Hipo solüsyonu daima kanal tedavisi başında taze hazırlanmalıdır ve ılık suya hazırlanmalıdır. Fakat eğer suyu fazla sıcak kullanırsanız içindeki hipo kaçar. Yine etkisini kaybeder. En uygun sıcaklık yanağınızı yakmayacak olandır.

HİPO ALERJİSİ Mİ? AKCİĞER ÖDEMİ Mİ?

Hiponun hep alerjik olduğunu düşündük. Ya alerji yerine akciğer ödemi yapıyorsa?

Diş hekimliğinde kök kanal tedavisi sırasında %0.5 – %5.5 arasında herhangi bir konsantrasyonda sodyum hipoklorit (NaOCl) in sudaki solüsyonu bolca kullanılır. Ağız ile temas süresi bazen en az 20 dakikadır, zor kanal tedavilerinde 1 saate yakın olabilir.

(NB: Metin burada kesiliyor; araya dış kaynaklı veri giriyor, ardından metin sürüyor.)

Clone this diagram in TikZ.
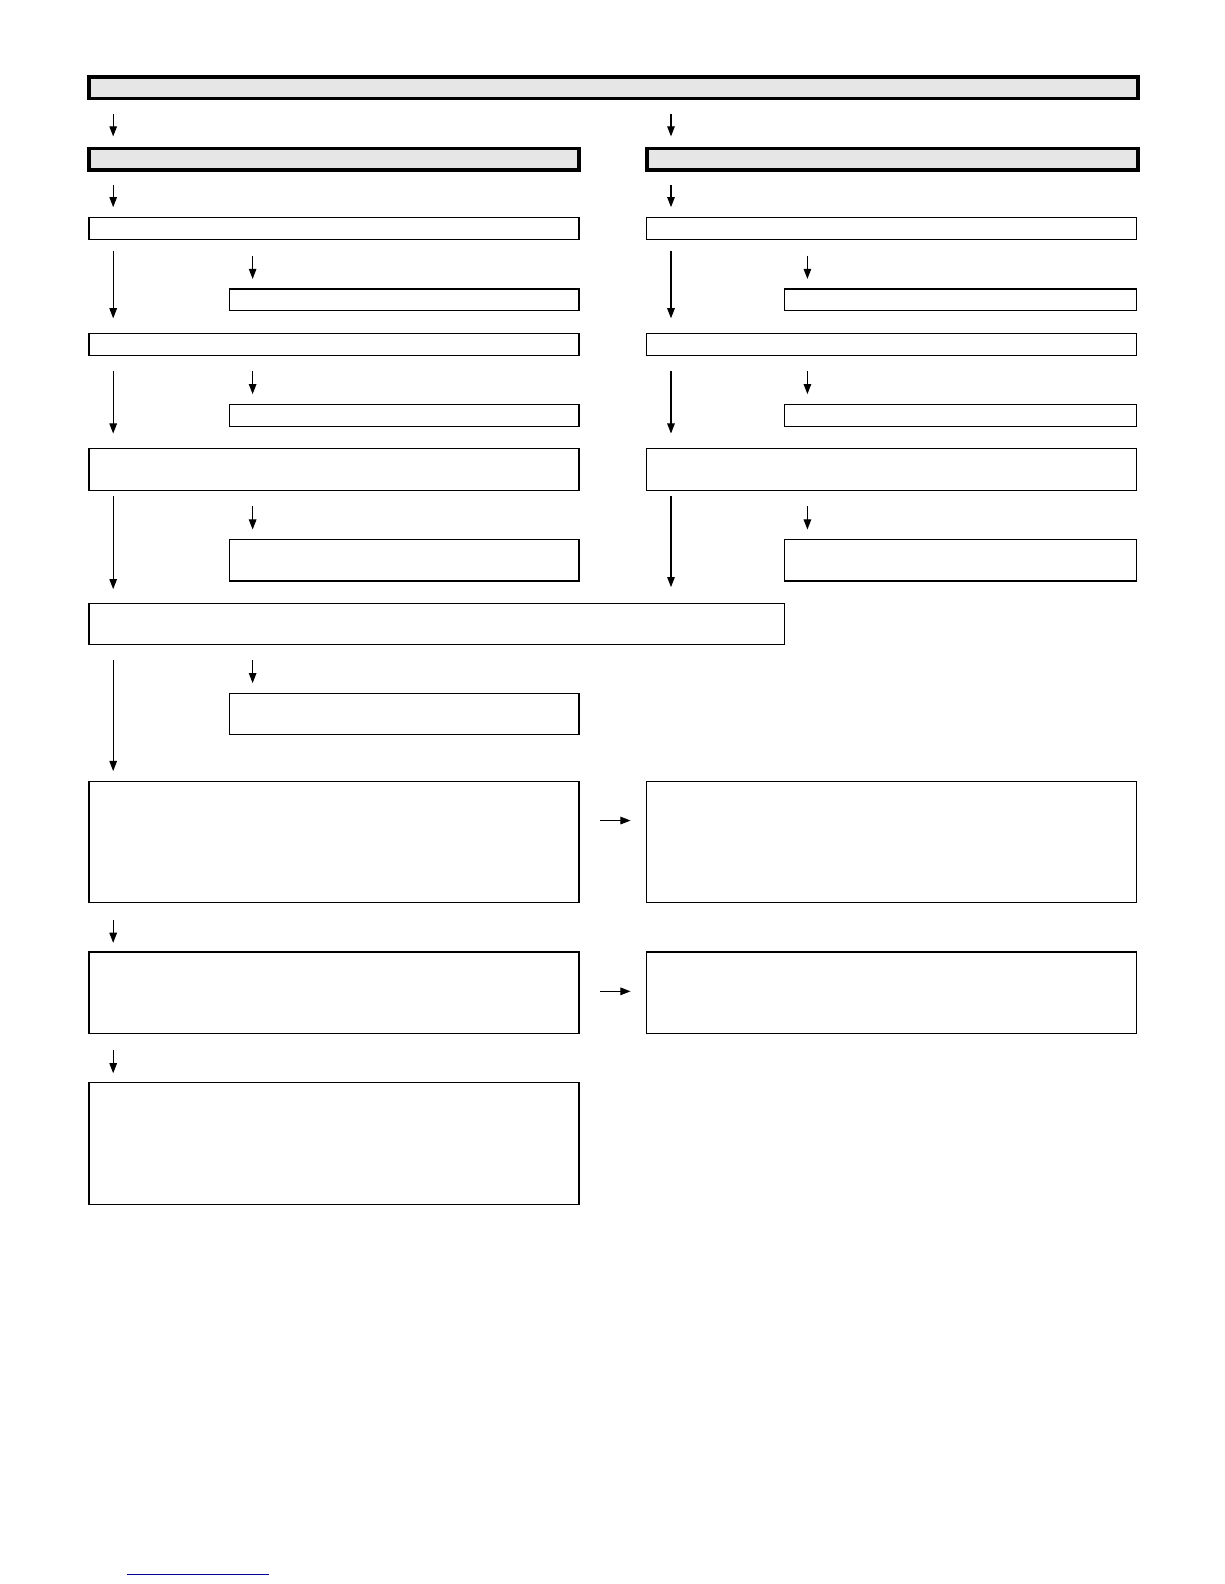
\documentclass[tikz,border=0pt]{standalone}
\usepackage{tikz}
\usetikzlibrary{arrows.meta,calc,positioning}
\definecolor{hdgray}{RGB}{230,230,230}
\definecolor{linkblue}{RGB}{0,0,150}
\tikzstyle{flowarrow} = [line width=1pt,-{Triangle[length=10pt,width=7.5pt]},shorten <=15pt,shorten >=10pt]
\tikzstyle{headbox} = [rectangle, draw, line width=3.5pt, fill=hdgray, anchor=north west, inner sep=0pt, outer sep=0pt]
\tikzstyle{stepbox} = [rectangle, draw, line width=1.2pt, anchor=north west, inner sep=0pt, outer sep=0pt]

\begin{document}
\begin{tikzpicture}[x=1pt,y=-1pt]
\useasboundingbox (0,0) rectangle (1211.3,1567.5);
% header boxes
\node[headbox, minimum width=1038pt, minimum height=21.5pt] (main) at (88,76) {};
\node[headbox, minimum width=485pt, minimum height=21pt] (headL) at (88,147) {};
\node[headbox, minimum width=486pt, minimum height=21pt] (headR) at (640,147) {};

% left and right columns
\node[stepbox, minimum width=485pt, minimum height=22pt] (r1L) at (88,215) {};
\node[stepbox, minimum width=485pt, minimum height=22pt] (r1R) at (640,215) {};
\node[stepbox, minimum width=346pt, minimum height=21pt] (s1L) at (227,286) {};
\node[stepbox, minimum width=349pt, minimum height=21pt] (s1R) at (776,286) {};
\node[stepbox, minimum width=485pt, minimum height=22pt] (r2L) at (88,330) {};
\node[stepbox, minimum width=485pt, minimum height=22pt] (r2R) at (640,330) {};
\node[stepbox, minimum width=346pt, minimum height=22pt] (s2L) at (227,400) {};
\node[stepbox, minimum width=349pt, minimum height=22pt] (s2R) at (776,400) {};
\node[stepbox, minimum width=485pt, minimum height=41pt] (r3L) at (88,444) {};
\node[stepbox, minimum width=485pt, minimum height=41pt] (r3R) at (640,444) {};
\node[stepbox, minimum width=346pt, minimum height=41pt] (s3L) at (227,534) {};
\node[stepbox, minimum width=349pt, minimum height=41pt] (s3R) at (776,534) {};

% joined part
\node[stepbox, minimum width=688pt, minimum height=41pt] (wide) at (88,597) {};
\node[stepbox, minimum width=346pt, minimum height=41pt] (s4) at (227,686) {};
\node[stepbox, minimum width=485pt, minimum height=120pt] (bigL) at (88,773) {};
\node[stepbox, minimum width=485pt, minimum height=120pt] (bigR) at (640,773) {};
\node[stepbox, minimum width=485pt, minimum height=81pt] (midL) at (88,942) {};
\node[stepbox, minimum width=485pt, minimum height=81pt] (midR) at (640,942) {};
\node[stepbox, minimum width=485pt, minimum height=121pt] (last) at (88,1071) {};

% arrows from the headers
\draw[flowarrow, shorten <=15.5pt, shorten >=12pt] ([xshift=24pt]main.south west) -- ([xshift=24pt]headL.north west);
\draw[flowarrow, shorten <=15.5pt, shorten >=12pt] ($(headR.north west |- main.south)+(24,0)$) -- ([xshift=24pt]headR.north west);
\draw[flowarrow] ([xshift=24pt]headL.south west) -- ([xshift=24pt]r1L.north west);
\draw[flowarrow] ([xshift=24pt]headR.south west) -- ([xshift=24pt]r1R.north west);

% arrows in the columns
\foreach \side/\sx in {L/23,R/23} {
  \draw[flowarrow, shorten <=11pt, shorten >=15pt] ([xshift=24pt]r1\side.south west) -- ([xshift=24pt]r2\side.north west);
  \draw[flowarrow, shorten <=16pt] ($(s1\side.north west |- r1\side.south)+(\sx,0)$) -- ([xshift=\sx pt]s1\side.north west);
  \draw[flowarrow, shorten >=15pt] ([xshift=24pt]r2\side.south west) -- ([xshift=24pt]r3\side.north west);
  \draw[flowarrow] ($(s2\side.north west |- r2\side.south)+(\sx,0)$) -- ([xshift=\sx pt]s2\side.north west);
  \draw[flowarrow, shorten <=16pt] ($(s3\side.north west |- r3\side.south)+(\sx,0)$) -- ([xshift=\sx pt]s3\side.north west);
}
\draw[flowarrow, shorten <=6pt, shorten >=14pt] ([xshift=24pt]r3L.south west) -- ([xshift=24pt]wide.north west);
\draw[flowarrow, shorten <=6pt, shorten >=16pt] ([xshift=24pt]r3R.south west) -- ($(r3R.south west |- wide.north)+(24,0)$);

% arrows below the joined box
\draw[flowarrow] ([xshift=24pt]wide.south west) -- ([xshift=24pt]bigL.north west);
\draw[flowarrow] ($(s4.north west |- wide.south)+(23,0)$) -- ([xshift=23pt]s4.north west);
\draw[flowarrow, shorten <=17pt, shorten >=9pt] ([xshift=24pt]bigL.south west) -- ([xshift=24pt]midL.north west);
\draw[flowarrow, shorten <=16pt, shorten >=9pt] ([xshift=24pt]midL.south west) -- ([xshift=24pt]last.north west);
\draw[flowarrow, shorten <=21pt, shorten >=16pt] ([yshift=-39pt]bigL.north east) -- ([yshift=-39pt]bigR.north west);
\draw[flowarrow, shorten <=21pt, shorten >=16pt] ([yshift=-39pt]midL.north east) -- ([yshift=-39pt]midR.north west);

% link line at the foot
\draw[linkblue, line width=1.5pt] (126,1558) -- (266,1558);
\end{tikzpicture}
\end{document}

Hastanın ve hekimin hipo teması sadece mukoza yolu ile değil aynı zamanda solunum yolu ile de gerçekleşmektedir. Bu sırada hastada duyulan bazı rahatsızlıklar literatüre geçmiştir. (Syed M, 2015) (Bruch MK. 2007) (Slaughter RJ,2019)

Literatürde tek hipo alerji vaka sunumu Ege diş hekimliğinden Sn Çalışkan’a aittir. (Caliskan MK, 1994) Her ne kadar bu vakada post op deri testi ile immün duyarlık gösterilmiş olsa bile ben bu vakanın aslında alerji olduğundan emin değilim. Daha çok periapikal dokuya hipo taşması gibi göründü bana. Periapekse taşırılan hiponun hastanın yüzünde, veya çevre yumuşak dokularında, derin perioral dokularda yarattığı flegmon, fascit, ampiyem, veya nekrotik ve progresif doku cevapları alerji olarak değerlendirilemez.

Klorun bir halojen olması sebebi ile diğer halojenlerden iyot’a benzer şekilde immünojenik olduğu düşünülmüştür. Aynen iyot alerjisinde olduğu gibi klorun da IgE aracılıklı Tip 1 aşırı duyarlılığa sebep olabilmesi çok muhtemeldir. Ancak klinik belirtiler, yayınlanmış vaka raporları bu mekanizmanın sadece aşırı duyuarlılıktan ibaret olmadığını gösteriyor. Örneğin hiç bir hipo kazasında alerji olduğunun işareti olarak değerlendirdiğimiz kaşıntı veya döküntü gösteren hasta rapor edilmemiş.

Hipo ile meydana gelen sistemik problemlerin kaynağının klor inhalasyonu olduğundan şüpheleniyorum. Klor kök kanalı yıkama solüsyonundan vaporize olup hastanın soluması ile akciğer ödemine sebep oluyor olabilir.